Exercise instructions
Which lines in the material below contain the word "seaborn"? Copy each of them.

Data block

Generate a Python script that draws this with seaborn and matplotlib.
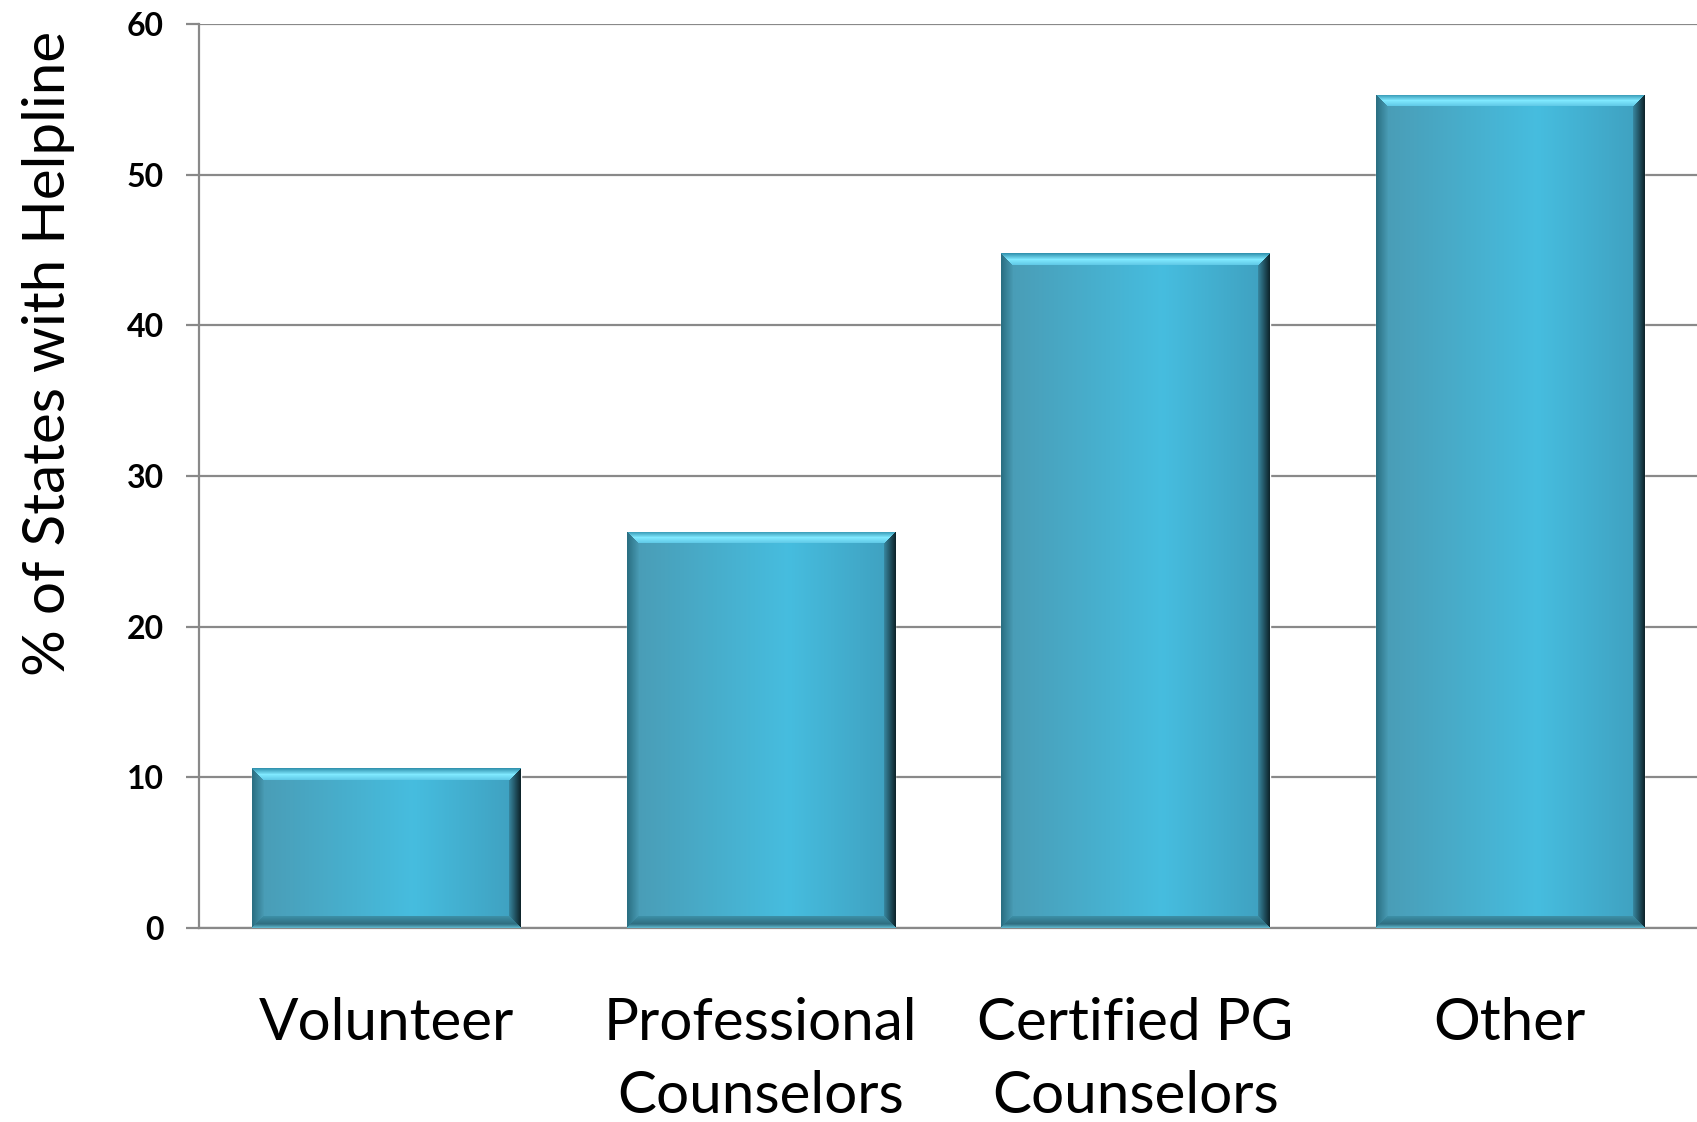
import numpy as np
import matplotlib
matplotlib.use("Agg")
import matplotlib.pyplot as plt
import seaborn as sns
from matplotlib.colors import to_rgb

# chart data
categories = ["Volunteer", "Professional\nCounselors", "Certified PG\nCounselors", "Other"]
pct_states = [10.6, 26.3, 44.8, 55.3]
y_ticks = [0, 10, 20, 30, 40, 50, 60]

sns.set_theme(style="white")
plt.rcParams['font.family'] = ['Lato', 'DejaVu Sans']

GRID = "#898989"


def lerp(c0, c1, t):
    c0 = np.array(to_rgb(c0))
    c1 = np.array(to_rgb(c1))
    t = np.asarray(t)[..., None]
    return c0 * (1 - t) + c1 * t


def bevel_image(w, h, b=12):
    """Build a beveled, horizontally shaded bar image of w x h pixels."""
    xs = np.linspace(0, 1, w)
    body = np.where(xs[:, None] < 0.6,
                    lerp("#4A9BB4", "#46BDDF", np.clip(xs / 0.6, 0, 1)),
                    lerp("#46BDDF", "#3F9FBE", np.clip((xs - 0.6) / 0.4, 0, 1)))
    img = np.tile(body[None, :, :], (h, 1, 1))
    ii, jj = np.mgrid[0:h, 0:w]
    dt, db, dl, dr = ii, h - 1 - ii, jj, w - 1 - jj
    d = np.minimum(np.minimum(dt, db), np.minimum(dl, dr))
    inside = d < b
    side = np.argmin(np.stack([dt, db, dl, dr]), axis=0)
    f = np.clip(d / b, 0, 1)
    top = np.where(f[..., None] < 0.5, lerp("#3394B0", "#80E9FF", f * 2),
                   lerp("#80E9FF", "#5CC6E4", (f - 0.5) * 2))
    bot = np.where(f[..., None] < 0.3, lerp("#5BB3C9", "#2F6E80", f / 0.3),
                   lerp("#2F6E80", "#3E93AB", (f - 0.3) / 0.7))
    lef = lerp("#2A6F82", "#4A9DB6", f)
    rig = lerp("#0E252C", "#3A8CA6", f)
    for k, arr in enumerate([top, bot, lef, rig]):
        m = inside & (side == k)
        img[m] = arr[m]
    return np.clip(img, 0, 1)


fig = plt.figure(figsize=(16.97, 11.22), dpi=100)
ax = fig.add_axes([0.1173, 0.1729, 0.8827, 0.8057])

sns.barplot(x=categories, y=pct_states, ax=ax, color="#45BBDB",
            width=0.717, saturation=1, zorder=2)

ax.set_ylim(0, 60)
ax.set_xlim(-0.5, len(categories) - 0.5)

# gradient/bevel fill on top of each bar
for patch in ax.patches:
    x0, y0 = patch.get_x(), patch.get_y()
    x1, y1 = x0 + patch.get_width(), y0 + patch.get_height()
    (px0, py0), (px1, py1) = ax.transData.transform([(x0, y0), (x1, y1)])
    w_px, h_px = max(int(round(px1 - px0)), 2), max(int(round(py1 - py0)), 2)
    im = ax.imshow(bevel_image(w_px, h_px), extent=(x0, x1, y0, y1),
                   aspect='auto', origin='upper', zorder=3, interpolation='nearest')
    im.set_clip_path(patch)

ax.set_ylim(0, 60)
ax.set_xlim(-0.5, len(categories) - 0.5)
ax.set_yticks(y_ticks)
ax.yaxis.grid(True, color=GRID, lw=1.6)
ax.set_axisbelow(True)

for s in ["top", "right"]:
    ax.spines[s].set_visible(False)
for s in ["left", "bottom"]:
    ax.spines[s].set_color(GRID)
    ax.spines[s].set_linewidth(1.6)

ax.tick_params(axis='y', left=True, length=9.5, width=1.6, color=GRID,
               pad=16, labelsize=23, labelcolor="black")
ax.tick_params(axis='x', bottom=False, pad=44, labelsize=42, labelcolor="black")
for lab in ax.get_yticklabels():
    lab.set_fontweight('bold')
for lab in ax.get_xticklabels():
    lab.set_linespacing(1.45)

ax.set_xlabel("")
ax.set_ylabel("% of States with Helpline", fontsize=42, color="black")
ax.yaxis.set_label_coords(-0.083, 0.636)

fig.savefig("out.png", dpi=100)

Exercise output
Generate a Python script that draws this with seaborn and matplotlib.
import seaborn as sns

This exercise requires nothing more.